What you need to do » Quote word for word the lines below, beginning with the first and ending with the one that has "plt.rcParams['mathtext.it'] = 'Lato:italic'". Drop the pictures.

Stored data »
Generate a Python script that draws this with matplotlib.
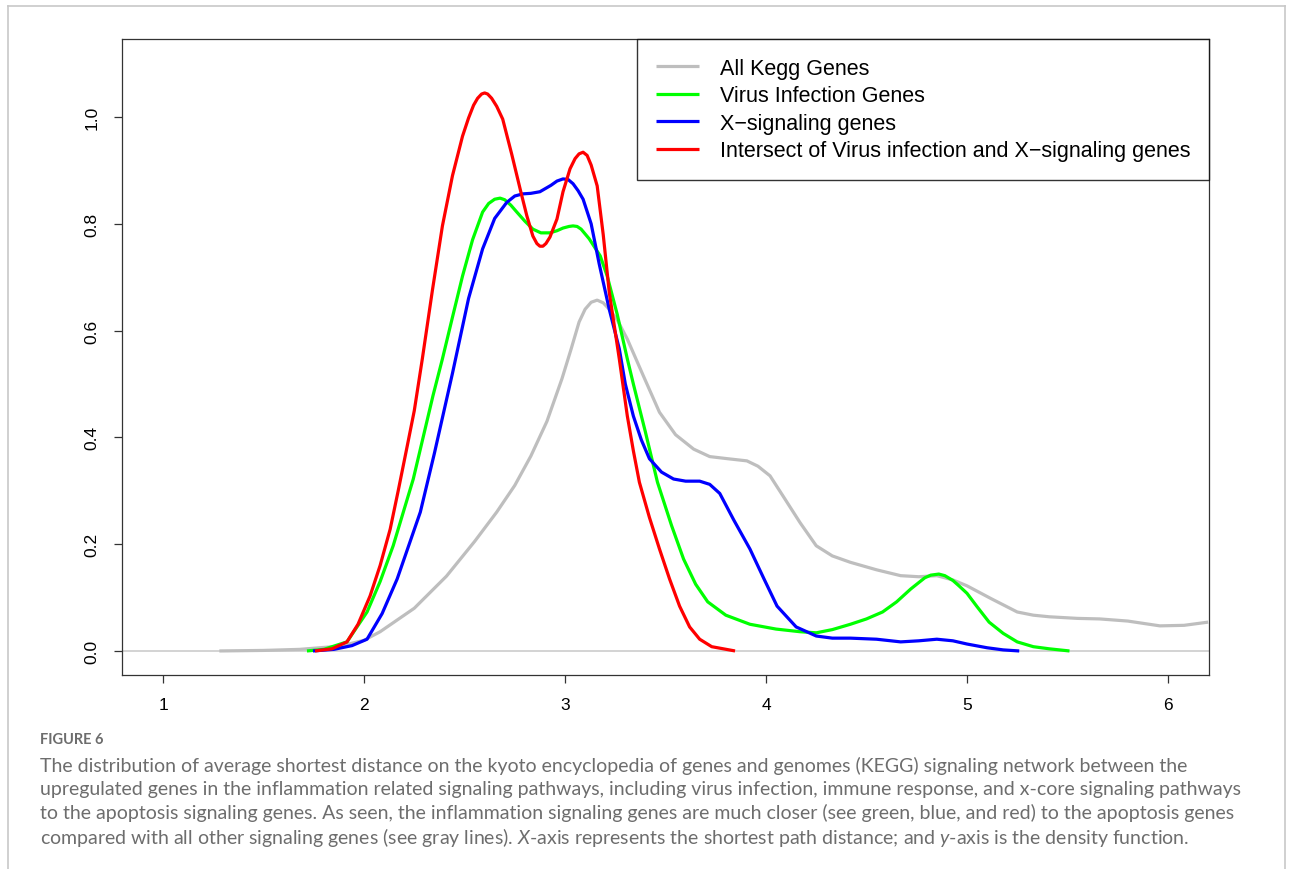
import matplotlib.pyplot as plt

plt.rcParams['font.family'] = ['Liberation Sans', 'DejaVu Sans']
plt.rcParams['mathtext.fontset'] = 'custom'
plt.rcParams['mathtext.rm'] = 'Lato'
plt.rcParams['mathtext.it'] = 'Lato:italic'

# density curves (x = shortest path distance, y = density)
kegg_x = [1.28, 1.50, 1.68, 1.88, 2.00, 2.08, 2.25, 2.41, 2.55, 2.66, 2.75, 2.83, 2.91, 2.985,
          3.03, 3.07, 3.10, 3.13, 3.16, 3.19, 3.22, 3.26, 3.31, 3.39, 3.47, 3.55, 3.64, 3.72,
          3.81, 3.905, 3.96, 4.02, 4.085, 4.17, 4.25, 4.33, 4.42, 4.55, 4.67, 4.76, 4.85, 4.93,
          5.0, 5.12, 5.25, 5.33, 5.41, 5.55, 5.66, 5.80, 5.96, 6.08, 6.20]
kegg_y = [0.0, 0.001, 0.003, 0.009, 0.02, 0.036, 0.08, 0.14, 0.205, 0.26, 0.31, 0.365, 0.43, 0.51,
          0.565, 0.616, 0.64, 0.653, 0.657, 0.652, 0.64, 0.62, 0.584, 0.515, 0.447, 0.405, 0.378, 0.364,
          0.36, 0.356, 0.346, 0.328, 0.29, 0.24, 0.197, 0.178, 0.166, 0.152, 0.141, 0.139, 0.141, 0.133,
          0.122, 0.098, 0.073, 0.067, 0.064, 0.061, 0.06, 0.056, 0.047, 0.048, 0.054]

virus_x = [1.716, 1.80, 1.915, 2.015, 2.08, 2.145, 2.245, 2.343, 2.39, 2.44, 2.49, 2.54, 2.59,
           2.62, 2.65, 2.677, 2.70, 2.73, 2.76, 2.80, 2.84, 2.88, 2.925, 2.96, 2.99, 3.02,
           3.04, 3.06, 3.08, 3.12, 3.175, 3.21, 3.26, 3.31, 3.34, 3.40, 3.46, 3.53, 3.59,
           3.65, 3.71, 3.80, 3.92, 4.05, 4.17, 4.25, 4.33, 4.42, 4.50, 4.58, 4.65, 4.72,
           4.76, 4.79, 4.82, 4.86, 4.89, 4.93, 4.96, 5.0, 5.05, 5.11, 5.18, 5.25, 5.33,
           5.41, 5.51]
virus_y = [0.0, 0.003, 0.017, 0.073, 0.13, 0.197, 0.322, 0.478, 0.547, 0.625, 0.702, 0.77, 0.822,
           0.838, 0.846, 0.848, 0.845, 0.835, 0.822, 0.805, 0.79, 0.783, 0.783, 0.787, 0.792, 0.795,
           0.796, 0.795, 0.79, 0.772, 0.74, 0.702, 0.63, 0.547, 0.5, 0.41, 0.316, 0.235, 0.172,
           0.125, 0.092, 0.067, 0.05, 0.041, 0.036, 0.034, 0.04, 0.05, 0.06, 0.073, 0.092, 0.116,
           0.128, 0.137, 0.142, 0.144, 0.141, 0.132, 0.122, 0.108, 0.083, 0.054, 0.033, 0.017, 0.008,
           0.004, 0.0]

xsig_x = [1.746, 1.85, 1.94, 2.015, 2.09, 2.165, 2.28, 2.35, 2.41, 2.44, 2.48, 2.52, 2.59, 2.65,
          2.71, 2.75, 2.79, 2.83, 2.875, 2.93, 2.96, 2.99, 3.015, 3.04, 3.065, 3.09, 3.13,
          3.17, 3.22, 3.27, 3.30, 3.34, 3.38, 3.42, 3.48, 3.54, 3.60, 3.67, 3.72, 3.77,
          3.84, 3.92, 3.99, 4.055, 4.15, 4.25, 4.33, 4.42, 4.55, 4.67, 4.76, 4.85, 4.93,
          5.0, 5.10, 5.18, 5.26]
xsig_y = [0.0, 0.003, 0.01, 0.022, 0.07, 0.135, 0.26, 0.37, 0.47, 0.52, 0.59, 0.66, 0.753, 0.81,
          0.84, 0.852, 0.856, 0.857, 0.86, 0.872, 0.88, 0.884, 0.883, 0.875, 0.862, 0.846, 0.80,
          0.725, 0.64, 0.566, 0.5, 0.44, 0.395, 0.36, 0.335, 0.322, 0.318, 0.318, 0.312, 0.295,
          0.245, 0.191, 0.135, 0.084, 0.045, 0.028, 0.024, 0.024, 0.022, 0.017, 0.019, 0.022, 0.019,
          0.013, 0.006, 0.002, 0.0]

inter_x = [1.756, 1.84, 1.915, 1.97, 2.03, 2.08, 2.13, 2.17, 2.215, 2.25, 2.29, 2.34, 2.39,
           2.44, 2.49, 2.52, 2.545, 2.565, 2.585, 2.60, 2.615, 2.635, 2.66, 2.69, 2.735, 2.78,
           2.81, 2.84, 2.86, 2.875, 2.89, 2.905, 2.925, 2.96, 2.99, 3.025, 3.05, 3.07, 3.09,
           3.11, 3.13, 3.16, 3.19, 3.22, 3.27, 3.31, 3.34, 3.37, 3.42, 3.47, 3.52, 3.57,
           3.62, 3.67, 3.73, 3.846]
inter_y = [0.0, 0.004, 0.017, 0.05, 0.103, 0.16, 0.228, 0.3, 0.384, 0.45, 0.547, 0.675, 0.796,
           0.89, 0.964, 0.998, 1.022, 1.035, 1.043, 1.045, 1.043, 1.035, 1.02, 0.996, 0.93, 0.86,
           0.815, 0.777, 0.763, 0.758, 0.758, 0.763, 0.775, 0.809, 0.86, 0.903, 0.922, 0.931, 0.934,
           0.928, 0.91, 0.871, 0.78, 0.672, 0.547, 0.44, 0.375, 0.316, 0.25, 0.191, 0.135, 0.084,
           0.045, 0.022, 0.008, 0.0]

series = [
    (kegg_x, kegg_y, '#bebebe', 'All Kegg Genes'),
    (virus_x, virus_y, '#00ff00', 'Virus Infection Genes'),
    (xsig_x, xsig_y, '#0000ff', 'X\u2212signaling genes'),
    (inter_x, inter_y, '#ff0000', 'Intersect of Virus infection and X\u2212signaling genes'),
]

fig = plt.figure(figsize=(12.93, 8.70), dpi=100)
ax = fig.add_axes([0.0944, 0.223, 0.8406, 0.731])

ax.axhline(0, color='#d3d3d3', lw=1.4, zorder=1)
for xs, ys, col, lab in series:
    ax.plot(xs, ys, color=col, lw=2.3, label=lab, zorder=2, solid_capstyle='butt',
            solid_joinstyle='round')

ax.set_xlim(0.796, 6.204)
ax.set_ylim(-0.045, 1.146)
ax.set_xticks([1, 2, 3, 4, 5, 6])
ax.set_yticks([0.0, 0.2, 0.4, 0.6, 0.8, 1.0])
ax.set_yticklabels(['0.0', '0.2', '0.4', '0.6', '0.8', '1.0'], rotation=90, va='center')
ax.tick_params(direction='out', length=6, width=0.9, labelsize=12.5, pad=10, color='#333333')
for s in ax.spines.values():
    s.set_color('#333333')
    s.set_linewidth(0.9)

leg = ax.legend(loc='upper right', borderaxespad=0, fontsize=15.5, frameon=True, fancybox=False,
                handlelength=2.0, handletextpad=0.95, labelspacing=0.3, borderpad=0.88)
leg.get_frame().set_edgecolor('black')
leg.get_frame().set_linewidth(1.0)
for h in leg.get_lines():
    h.set_linewidth(2.3)

# light border around the figure panel
fig.add_artist(plt.Line2D([8 / 1293, 8 / 1293], [0, 1 - 7 / 870], color='#c8c8c8', lw=1.2))
fig.add_artist(plt.Line2D([1285 / 1293, 1285 / 1293], [0, 1 - 7 / 870], color='#c8c8c8', lw=1.2))
fig.add_artist(plt.Line2D([8 / 1293, 1285 / 1293], [1 - 7 / 870, 1 - 7 / 870], color='#c8c8c8', lw=1.2))

cap_col = '#6d6d6d'
fig.text(40 / 1293, 1 - 740 / 870, 'FIGURE 6', fontsize=10.5, fontweight='bold', color=cap_col,
         family='Lato', va='center')
caption = [
    'The distribution of average shortest distance on the kyoto encyclopedia of genes and genomes (KEGG) signaling network between the',
    'upregulated genes in the inflammation related signaling pathways, including virus infection, immune response, and x-core signaling pathways',
    'to the apoptosis signaling genes. As seen, the inflammation signaling genes are much closer (see green, blue, and red) to the apoptosis genes',
    'compared with all other signaling genes (see gray lines). $\\mathit{X}$-axis represents the shortest path distance; and $\\mathit{y}$-axis is the density function.',
]
for i, line in enumerate(caption):
    fig.text(40 / 1293, 1 - (766 + i * 23.7) / 870, line, fontsize=14.05, color=cap_col,
             family='Lato', va='center')

fig.savefig('out.png', dpi=100)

Task answer »
Generate a Python script that draws this with matplotlib.
import matplotlib.pyplot as plt

plt.rcParams['font.family'] = ['Liberation Sans', 'DejaVu Sans']
plt.rcParams['mathtext.fontset'] = 'custom'
plt.rcParams['mathtext.rm'] = 'Lato'
plt.rcParams['mathtext.it'] = 'Lato:italic'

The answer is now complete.